Code that draws figures:
►

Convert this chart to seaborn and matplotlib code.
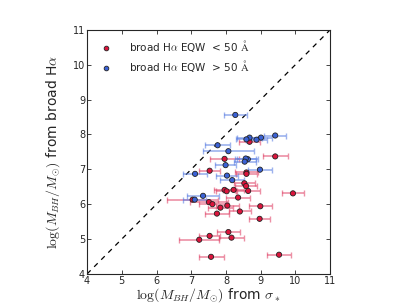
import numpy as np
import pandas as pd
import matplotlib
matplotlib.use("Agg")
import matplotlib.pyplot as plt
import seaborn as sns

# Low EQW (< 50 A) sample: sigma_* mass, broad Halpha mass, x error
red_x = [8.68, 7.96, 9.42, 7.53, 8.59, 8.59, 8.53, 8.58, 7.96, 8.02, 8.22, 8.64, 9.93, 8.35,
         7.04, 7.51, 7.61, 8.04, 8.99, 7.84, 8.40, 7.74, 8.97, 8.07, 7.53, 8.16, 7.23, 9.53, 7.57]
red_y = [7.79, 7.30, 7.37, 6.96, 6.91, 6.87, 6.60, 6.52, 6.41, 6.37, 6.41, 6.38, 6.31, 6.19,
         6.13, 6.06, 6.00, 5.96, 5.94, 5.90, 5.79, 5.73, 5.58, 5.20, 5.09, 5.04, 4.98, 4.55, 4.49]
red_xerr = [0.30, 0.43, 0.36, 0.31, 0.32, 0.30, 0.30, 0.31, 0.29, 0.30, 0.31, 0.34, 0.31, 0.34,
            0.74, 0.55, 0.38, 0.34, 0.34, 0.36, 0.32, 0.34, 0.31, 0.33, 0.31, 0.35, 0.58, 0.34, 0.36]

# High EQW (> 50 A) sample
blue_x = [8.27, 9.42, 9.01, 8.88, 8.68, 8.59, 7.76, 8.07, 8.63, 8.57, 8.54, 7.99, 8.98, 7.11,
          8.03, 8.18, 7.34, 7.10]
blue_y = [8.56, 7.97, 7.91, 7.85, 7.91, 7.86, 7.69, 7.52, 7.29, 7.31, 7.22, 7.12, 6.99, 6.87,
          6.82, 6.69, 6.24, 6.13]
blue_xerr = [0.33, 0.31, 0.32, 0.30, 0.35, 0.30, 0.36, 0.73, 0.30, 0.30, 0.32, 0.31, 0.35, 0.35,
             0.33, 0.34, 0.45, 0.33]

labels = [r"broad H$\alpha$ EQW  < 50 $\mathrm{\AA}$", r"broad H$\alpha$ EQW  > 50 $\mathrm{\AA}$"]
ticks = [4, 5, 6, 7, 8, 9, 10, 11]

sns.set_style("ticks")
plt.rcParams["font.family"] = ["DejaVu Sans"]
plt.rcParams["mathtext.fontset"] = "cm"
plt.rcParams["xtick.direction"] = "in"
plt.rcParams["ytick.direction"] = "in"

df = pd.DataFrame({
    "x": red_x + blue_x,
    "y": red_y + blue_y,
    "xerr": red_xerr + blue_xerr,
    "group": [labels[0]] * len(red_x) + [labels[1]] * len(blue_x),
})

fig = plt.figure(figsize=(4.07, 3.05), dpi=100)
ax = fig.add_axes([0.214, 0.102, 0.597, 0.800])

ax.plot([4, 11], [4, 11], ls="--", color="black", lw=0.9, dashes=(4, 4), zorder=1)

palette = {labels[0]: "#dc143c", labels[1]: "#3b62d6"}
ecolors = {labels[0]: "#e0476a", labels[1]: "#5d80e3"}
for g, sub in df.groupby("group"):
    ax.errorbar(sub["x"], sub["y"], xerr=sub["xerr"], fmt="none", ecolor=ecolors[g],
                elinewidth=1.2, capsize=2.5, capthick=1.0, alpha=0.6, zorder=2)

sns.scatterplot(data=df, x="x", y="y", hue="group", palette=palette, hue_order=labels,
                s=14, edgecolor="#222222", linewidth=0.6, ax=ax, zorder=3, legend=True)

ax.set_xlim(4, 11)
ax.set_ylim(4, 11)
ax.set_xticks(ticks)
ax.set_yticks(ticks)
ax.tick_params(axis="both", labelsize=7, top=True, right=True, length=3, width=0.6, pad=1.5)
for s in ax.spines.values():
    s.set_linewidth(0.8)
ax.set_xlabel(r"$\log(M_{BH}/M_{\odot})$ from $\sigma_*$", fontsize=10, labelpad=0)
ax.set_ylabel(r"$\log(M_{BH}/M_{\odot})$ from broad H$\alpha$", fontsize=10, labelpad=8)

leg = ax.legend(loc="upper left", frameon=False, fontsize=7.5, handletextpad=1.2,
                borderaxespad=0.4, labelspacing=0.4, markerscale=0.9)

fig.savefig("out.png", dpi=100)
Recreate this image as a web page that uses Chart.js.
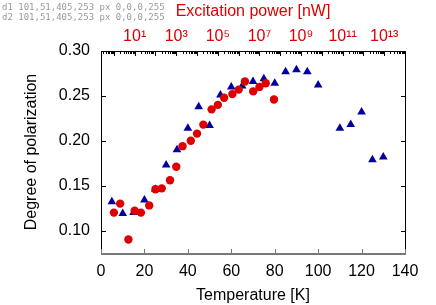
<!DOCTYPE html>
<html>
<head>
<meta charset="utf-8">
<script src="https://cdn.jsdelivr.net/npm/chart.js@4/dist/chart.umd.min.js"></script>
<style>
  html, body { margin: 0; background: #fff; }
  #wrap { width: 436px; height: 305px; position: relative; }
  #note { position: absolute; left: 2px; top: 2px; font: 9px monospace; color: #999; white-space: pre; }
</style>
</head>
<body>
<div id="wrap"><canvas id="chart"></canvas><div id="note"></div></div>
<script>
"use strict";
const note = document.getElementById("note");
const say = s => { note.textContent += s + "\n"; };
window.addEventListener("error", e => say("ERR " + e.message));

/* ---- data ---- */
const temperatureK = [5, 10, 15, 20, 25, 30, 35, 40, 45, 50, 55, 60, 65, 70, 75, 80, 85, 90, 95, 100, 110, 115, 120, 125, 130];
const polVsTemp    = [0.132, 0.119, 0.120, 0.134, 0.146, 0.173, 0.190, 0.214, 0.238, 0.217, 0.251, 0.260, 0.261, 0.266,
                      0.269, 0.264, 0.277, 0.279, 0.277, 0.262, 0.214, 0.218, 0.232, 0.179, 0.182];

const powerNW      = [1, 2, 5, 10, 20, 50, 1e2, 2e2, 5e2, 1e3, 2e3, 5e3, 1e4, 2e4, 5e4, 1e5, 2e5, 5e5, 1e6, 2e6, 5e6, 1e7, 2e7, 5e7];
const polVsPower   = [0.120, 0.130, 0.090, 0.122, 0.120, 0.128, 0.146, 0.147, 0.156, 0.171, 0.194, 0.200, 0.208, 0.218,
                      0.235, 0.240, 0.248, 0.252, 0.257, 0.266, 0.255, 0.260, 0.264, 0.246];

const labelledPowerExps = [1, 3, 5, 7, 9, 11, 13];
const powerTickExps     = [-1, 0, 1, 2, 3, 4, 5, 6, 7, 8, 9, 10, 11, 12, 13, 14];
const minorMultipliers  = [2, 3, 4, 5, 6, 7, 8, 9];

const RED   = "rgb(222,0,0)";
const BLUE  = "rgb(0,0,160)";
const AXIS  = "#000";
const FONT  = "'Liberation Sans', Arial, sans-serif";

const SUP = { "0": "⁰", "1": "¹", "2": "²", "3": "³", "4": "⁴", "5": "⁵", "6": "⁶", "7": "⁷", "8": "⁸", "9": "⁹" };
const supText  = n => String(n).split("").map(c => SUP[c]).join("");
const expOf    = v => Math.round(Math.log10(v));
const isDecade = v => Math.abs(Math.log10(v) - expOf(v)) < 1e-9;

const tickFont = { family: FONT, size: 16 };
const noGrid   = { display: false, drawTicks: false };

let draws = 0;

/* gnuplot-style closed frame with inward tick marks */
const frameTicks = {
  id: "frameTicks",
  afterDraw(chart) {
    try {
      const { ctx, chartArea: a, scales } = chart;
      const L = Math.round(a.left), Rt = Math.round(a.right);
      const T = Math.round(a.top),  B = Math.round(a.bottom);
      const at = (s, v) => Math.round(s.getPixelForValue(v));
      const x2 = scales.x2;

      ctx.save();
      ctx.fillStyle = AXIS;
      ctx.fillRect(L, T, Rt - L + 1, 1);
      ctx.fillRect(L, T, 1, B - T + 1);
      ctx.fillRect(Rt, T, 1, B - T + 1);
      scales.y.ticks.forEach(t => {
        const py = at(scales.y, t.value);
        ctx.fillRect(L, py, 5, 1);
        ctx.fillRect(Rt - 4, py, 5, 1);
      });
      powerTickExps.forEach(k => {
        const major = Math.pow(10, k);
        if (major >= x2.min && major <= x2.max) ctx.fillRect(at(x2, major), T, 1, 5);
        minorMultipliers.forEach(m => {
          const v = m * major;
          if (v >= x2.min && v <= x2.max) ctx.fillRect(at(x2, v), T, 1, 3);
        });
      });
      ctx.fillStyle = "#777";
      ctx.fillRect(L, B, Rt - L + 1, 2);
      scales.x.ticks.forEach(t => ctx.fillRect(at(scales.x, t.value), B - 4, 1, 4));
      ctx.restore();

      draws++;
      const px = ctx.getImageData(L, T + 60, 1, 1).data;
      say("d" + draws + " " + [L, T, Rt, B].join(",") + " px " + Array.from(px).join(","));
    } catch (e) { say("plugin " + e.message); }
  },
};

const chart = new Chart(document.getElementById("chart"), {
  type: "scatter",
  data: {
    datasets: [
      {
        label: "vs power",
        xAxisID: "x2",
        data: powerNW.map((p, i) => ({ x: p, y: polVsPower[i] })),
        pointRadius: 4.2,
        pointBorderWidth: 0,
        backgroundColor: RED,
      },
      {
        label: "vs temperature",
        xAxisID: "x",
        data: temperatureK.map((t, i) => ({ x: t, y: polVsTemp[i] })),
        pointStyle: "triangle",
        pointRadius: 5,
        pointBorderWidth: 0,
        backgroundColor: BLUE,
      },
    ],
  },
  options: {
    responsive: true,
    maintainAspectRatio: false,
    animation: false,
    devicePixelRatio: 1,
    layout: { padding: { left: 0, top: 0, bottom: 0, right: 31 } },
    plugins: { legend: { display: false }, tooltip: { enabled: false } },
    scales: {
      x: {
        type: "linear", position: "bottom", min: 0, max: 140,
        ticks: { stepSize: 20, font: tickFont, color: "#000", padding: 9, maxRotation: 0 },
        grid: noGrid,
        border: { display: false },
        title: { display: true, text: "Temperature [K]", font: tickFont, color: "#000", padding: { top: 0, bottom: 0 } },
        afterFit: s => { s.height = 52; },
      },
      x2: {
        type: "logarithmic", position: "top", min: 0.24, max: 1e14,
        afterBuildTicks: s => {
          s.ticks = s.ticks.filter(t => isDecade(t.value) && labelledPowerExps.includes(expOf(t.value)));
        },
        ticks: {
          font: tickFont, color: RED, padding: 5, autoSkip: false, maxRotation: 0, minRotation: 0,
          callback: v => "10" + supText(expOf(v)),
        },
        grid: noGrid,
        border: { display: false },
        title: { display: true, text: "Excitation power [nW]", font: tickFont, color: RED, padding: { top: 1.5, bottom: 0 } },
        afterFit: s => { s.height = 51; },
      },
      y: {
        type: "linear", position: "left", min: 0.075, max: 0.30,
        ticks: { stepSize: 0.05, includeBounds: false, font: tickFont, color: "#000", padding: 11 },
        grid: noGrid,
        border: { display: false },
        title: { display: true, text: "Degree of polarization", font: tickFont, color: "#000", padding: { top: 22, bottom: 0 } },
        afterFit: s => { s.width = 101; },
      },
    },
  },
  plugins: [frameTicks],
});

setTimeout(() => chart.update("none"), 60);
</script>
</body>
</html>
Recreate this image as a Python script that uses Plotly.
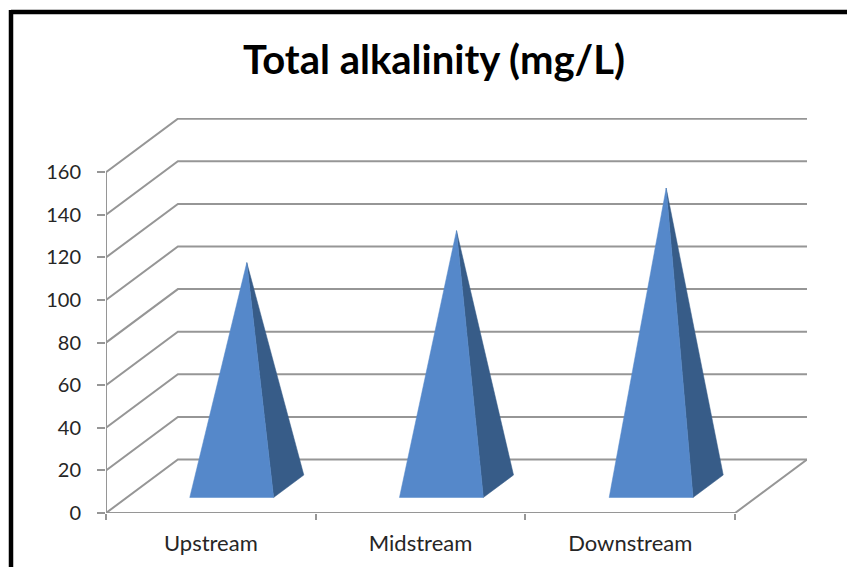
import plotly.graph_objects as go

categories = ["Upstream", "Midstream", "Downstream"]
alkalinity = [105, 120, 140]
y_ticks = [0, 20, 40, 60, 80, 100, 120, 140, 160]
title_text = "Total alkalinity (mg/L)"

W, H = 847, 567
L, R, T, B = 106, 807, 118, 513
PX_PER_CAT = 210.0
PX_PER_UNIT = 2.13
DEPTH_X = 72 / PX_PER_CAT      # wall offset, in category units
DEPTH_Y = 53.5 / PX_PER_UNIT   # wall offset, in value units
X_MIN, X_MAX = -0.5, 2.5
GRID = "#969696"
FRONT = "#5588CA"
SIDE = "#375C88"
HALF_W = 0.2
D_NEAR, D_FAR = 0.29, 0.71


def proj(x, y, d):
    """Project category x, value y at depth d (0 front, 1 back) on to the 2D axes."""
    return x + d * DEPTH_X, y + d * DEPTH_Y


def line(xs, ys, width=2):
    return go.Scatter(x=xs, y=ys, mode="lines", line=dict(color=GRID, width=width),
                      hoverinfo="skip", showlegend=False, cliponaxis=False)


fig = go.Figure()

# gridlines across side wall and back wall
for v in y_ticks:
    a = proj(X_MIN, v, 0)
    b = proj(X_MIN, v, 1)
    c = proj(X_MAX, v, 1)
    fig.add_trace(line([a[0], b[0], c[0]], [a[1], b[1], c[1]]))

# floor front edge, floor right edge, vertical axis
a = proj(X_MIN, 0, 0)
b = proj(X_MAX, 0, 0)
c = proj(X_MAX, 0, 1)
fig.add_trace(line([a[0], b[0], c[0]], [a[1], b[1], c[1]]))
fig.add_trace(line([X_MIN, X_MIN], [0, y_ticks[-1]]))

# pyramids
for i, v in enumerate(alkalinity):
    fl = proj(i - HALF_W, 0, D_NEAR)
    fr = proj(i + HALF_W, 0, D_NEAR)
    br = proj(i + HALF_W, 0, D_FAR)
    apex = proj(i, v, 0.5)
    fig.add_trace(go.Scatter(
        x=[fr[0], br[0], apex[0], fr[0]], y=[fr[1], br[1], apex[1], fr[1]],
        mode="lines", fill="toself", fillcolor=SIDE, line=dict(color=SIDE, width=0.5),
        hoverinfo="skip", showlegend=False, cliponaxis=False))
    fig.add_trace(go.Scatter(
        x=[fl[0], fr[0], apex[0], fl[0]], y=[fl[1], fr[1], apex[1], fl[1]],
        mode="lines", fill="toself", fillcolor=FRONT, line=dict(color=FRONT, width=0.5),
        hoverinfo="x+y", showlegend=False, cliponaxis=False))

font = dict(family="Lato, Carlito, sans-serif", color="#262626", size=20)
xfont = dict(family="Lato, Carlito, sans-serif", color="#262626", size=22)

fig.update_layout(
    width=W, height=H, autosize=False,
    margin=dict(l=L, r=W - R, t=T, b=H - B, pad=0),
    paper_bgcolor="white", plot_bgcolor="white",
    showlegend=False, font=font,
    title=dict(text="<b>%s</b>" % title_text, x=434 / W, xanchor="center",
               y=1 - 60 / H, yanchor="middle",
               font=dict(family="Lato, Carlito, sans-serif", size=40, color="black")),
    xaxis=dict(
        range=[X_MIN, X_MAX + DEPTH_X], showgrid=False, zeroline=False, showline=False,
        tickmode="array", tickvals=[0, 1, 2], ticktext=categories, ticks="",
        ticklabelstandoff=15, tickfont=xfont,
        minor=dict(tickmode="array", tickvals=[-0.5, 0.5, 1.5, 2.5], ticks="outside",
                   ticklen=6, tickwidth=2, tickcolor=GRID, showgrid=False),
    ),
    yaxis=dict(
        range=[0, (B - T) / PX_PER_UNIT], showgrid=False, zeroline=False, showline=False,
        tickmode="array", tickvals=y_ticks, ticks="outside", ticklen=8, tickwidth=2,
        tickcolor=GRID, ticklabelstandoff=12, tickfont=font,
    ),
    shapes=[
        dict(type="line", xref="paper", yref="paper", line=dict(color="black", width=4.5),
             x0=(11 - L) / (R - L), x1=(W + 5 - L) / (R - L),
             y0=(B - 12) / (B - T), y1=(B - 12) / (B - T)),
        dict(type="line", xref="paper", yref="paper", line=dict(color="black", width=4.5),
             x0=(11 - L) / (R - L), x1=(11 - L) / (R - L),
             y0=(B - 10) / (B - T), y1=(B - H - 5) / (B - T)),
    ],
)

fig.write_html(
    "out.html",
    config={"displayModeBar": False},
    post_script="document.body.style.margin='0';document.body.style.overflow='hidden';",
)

◄

» **WRITTEN TASK**
Repeat only the lines between the top of the entries above and the line containing "0.33, 0.34, 0.45, 0.33]", both ends included, without the pictures.

» **RESPONSE**
Convert this chart to seaborn and matplotlib code.
import numpy as np
import pandas as pd
import matplotlib
matplotlib.use("Agg")
import matplotlib.pyplot as plt
import seaborn as sns

# Low EQW (< 50 A) sample: sigma_* mass, broad Halpha mass, x error
red_x = [8.68, 7.96, 9.42, 7.53, 8.59, 8.59, 8.53, 8.58, 7.96, 8.02, 8.22, 8.64, 9.93, 8.35,
         7.04, 7.51, 7.61, 8.04, 8.99, 7.84, 8.40, 7.74, 8.97, 8.07, 7.53, 8.16, 7.23, 9.53, 7.57]
red_y = [7.79, 7.30, 7.37, 6.96, 6.91, 6.87, 6.60, 6.52, 6.41, 6.37, 6.41, 6.38, 6.31, 6.19,
         6.13, 6.06, 6.00, 5.96, 5.94, 5.90, 5.79, 5.73, 5.58, 5.20, 5.09, 5.04, 4.98, 4.55, 4.49]
red_xerr = [0.30, 0.43, 0.36, 0.31, 0.32, 0.30, 0.30, 0.31, 0.29, 0.30, 0.31, 0.34, 0.31, 0.34,
            0.74, 0.55, 0.38, 0.34, 0.34, 0.36, 0.32, 0.34, 0.31, 0.33, 0.31, 0.35, 0.58, 0.34, 0.36]

# High EQW (> 50 A) sample
blue_x = [8.27, 9.42, 9.01, 8.88, 8.68, 8.59, 7.76, 8.07, 8.63, 8.57, 8.54, 7.99, 8.98, 7.11,
          8.03, 8.18, 7.34, 7.10]
blue_y = [8.56, 7.97, 7.91, 7.85, 7.91, 7.86, 7.69, 7.52, 7.29, 7.31, 7.22, 7.12, 6.99, 6.87,
          6.82, 6.69, 6.24, 6.13]
blue_xerr = [0.33, 0.31, 0.32, 0.30, 0.35, 0.30, 0.36, 0.73, 0.30, 0.30, 0.32, 0.31, 0.35, 0.35,
             0.33, 0.34, 0.45, 0.33]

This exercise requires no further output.